The main floor is the main lounge area, the computer room, and the "quiet cafe" and "loud cafe" which used to be dining areas but are now just large rooms. Those are used as study areas and are often closed off for alumnae gatherings at Homecoming, or used for Songfest rehearsals, NPC presentations, etc.
There used to be eight sororities on campus, so four had Chapter Rooms on one leg, and four on the other, with the girls living on a dorm floor corridor on that side. There are keys to open the CRs, but anyone *could* walk in if the dorm's open. The CRs each have one wall that's a kitchen, and either one full wall or two half-walls of windows. All furniture, TVs, ceiling fans, etc. are up to the sorority to provide. (We can redo the carpeting, etc, but I think you have to go through the university to do so.) I *think* they're about 20x20-- that's it! Over the years, sororities have been from under 25 to over 125 girls in a chapter, so it could get squishy!

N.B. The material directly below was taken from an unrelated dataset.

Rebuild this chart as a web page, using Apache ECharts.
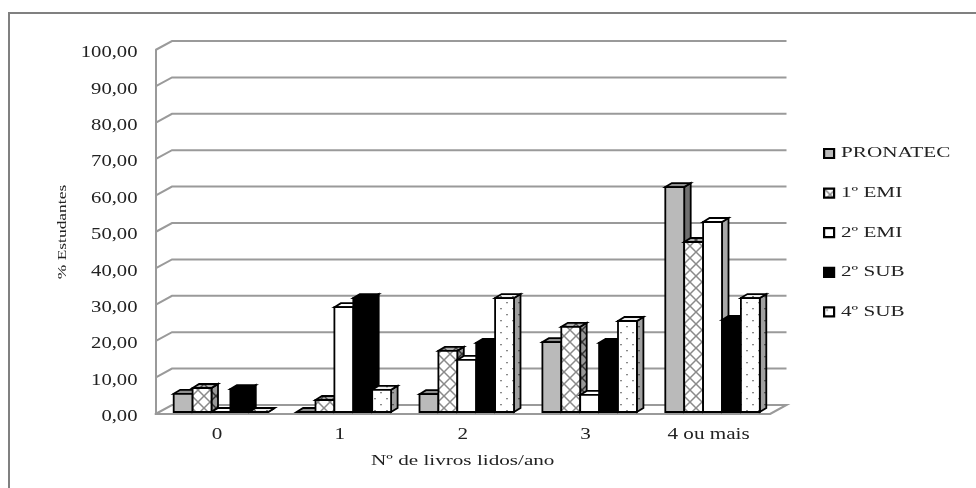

Initiations *have* been held in the CRs-- it involved lots of covering of windows and locking of doors. Ugh. When we were still local, we'd often go outside to some park after dark and do things there. (Hey, we were *local*. No clues.)
Each sorority had a half-floor of Scheele, known as corridor. Members usually are supposed to live on corridor the year after they pledge, if they're going to live on campus and not commute. Seniors can live off-campus, so there are often unofficial "party" or "sorority" houses rented by four to six girls who try to let other sorority members get the lease the following year. But as for corridor, you get a two-sink, five-john, four-shower bathroom on your wing. If you didn't fill corridor, upperclass and nontraditional students could be placed in the dorm there, starting on the "L" connecting two wings, and then onto corridor itself. And you could have a roommate who was in another sorority or a GDI, though we used to have corridor theme parties when we were local, so that was also tough to arrange if your chapter was small!

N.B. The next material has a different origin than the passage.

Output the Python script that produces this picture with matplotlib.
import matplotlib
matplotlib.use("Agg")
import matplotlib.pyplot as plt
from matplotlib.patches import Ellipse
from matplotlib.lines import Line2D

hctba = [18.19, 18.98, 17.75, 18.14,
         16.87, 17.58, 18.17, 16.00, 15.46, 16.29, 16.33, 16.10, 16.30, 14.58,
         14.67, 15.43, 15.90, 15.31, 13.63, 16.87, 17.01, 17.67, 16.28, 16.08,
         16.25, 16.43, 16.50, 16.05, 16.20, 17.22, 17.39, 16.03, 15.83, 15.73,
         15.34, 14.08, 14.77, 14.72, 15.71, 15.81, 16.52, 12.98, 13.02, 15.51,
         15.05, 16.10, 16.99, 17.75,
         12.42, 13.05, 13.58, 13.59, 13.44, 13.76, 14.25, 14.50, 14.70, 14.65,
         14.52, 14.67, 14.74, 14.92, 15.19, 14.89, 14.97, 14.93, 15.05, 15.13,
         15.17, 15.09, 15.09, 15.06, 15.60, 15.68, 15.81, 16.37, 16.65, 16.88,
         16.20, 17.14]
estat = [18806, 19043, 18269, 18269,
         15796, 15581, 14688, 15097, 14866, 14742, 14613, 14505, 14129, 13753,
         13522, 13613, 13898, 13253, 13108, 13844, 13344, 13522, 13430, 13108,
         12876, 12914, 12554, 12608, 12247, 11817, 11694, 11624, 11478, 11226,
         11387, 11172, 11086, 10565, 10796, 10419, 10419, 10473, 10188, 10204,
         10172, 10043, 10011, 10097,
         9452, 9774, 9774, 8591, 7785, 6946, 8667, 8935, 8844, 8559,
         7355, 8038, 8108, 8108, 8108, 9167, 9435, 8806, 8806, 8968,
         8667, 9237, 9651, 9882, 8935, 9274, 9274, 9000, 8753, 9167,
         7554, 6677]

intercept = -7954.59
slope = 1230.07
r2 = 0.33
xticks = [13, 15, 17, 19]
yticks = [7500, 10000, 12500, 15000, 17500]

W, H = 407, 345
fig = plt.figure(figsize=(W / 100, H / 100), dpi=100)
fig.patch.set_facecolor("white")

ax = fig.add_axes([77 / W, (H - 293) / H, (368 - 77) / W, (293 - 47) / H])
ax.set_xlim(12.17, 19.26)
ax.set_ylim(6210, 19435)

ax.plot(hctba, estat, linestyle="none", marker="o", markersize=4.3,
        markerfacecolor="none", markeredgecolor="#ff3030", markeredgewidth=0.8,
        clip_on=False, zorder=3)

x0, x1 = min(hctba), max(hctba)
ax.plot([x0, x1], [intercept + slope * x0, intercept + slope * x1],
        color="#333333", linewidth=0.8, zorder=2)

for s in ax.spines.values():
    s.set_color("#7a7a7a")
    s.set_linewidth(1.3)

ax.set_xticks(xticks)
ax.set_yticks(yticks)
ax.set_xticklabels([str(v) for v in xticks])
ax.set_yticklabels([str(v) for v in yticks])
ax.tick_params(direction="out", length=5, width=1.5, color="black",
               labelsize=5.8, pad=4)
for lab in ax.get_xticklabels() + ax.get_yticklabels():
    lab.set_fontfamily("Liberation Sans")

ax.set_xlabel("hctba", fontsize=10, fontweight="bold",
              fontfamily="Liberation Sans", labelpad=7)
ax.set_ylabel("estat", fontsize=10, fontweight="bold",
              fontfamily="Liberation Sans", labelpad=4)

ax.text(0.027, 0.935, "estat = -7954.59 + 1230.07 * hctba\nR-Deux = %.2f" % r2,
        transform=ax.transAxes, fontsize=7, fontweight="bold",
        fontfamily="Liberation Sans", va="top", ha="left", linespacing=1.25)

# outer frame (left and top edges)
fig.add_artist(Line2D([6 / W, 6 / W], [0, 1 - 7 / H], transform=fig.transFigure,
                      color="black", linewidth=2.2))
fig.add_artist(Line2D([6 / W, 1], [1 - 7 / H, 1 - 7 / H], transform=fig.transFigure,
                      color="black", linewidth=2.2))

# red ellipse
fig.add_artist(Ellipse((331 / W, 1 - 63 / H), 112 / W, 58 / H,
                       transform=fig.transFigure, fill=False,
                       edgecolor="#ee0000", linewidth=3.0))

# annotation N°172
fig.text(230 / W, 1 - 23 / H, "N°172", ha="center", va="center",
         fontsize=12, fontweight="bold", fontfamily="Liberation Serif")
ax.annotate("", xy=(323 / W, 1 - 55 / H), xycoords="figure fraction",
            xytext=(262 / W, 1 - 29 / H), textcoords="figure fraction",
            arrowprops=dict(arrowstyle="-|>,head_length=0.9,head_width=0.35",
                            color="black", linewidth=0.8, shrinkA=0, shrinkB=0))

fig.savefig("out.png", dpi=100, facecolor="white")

The fraternities used to have some large chapter houses on Mound Street, and other fraternities had housing they owned. Only PMA Sinfonia, Sigma Tau Gamma, Sigma Pi (two houses) and Theta Chi have their own "house" houses. Phi Kappa Psi, Phi Delta Theta, and Sigma Phi Epsilon have the huge brick university houses, with a larger kitchen area and a faux-brick downstairs living room and smaller tv room area. Two older ones were torn down when Lambda Chi Alpha and Pi Kappa Alpha left campus, but the old Delta Sigma Phi house is being used to house someone else. Sigma Chi used to have the "grey house" as its unofficial chapter house (they all rented there) but it burned down a few years ago. They're in dorms or on their own (dunno). And I don't know what will happen with the new Lambda Chi Alpha colony.

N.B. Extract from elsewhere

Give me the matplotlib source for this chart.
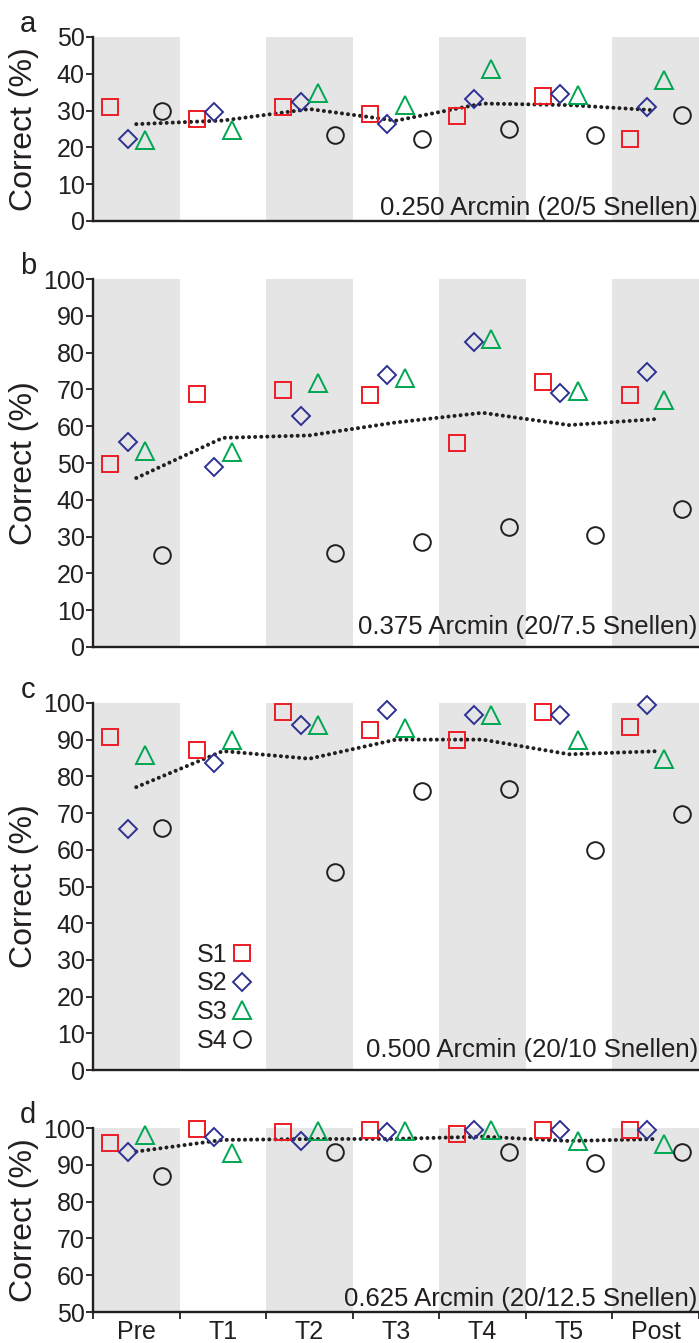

Alumni feel that the university is trying to get rid of the old housing system, and there's been a rumor over the years that they'd build a fraternity dorm to parallel Scheele Hall. (That was decades ago, so who knows now?) Other rumors are that the university is buying up houses on one street as they go up for sale, and will eventually build fraternity housing there and tear down the old box housing, forcing *all* fraternities to live in university quarters. Dunno how true *that* is, either. It'd give the school a newer fraternity row, but take away the traditional homes that many orgs have had for decades.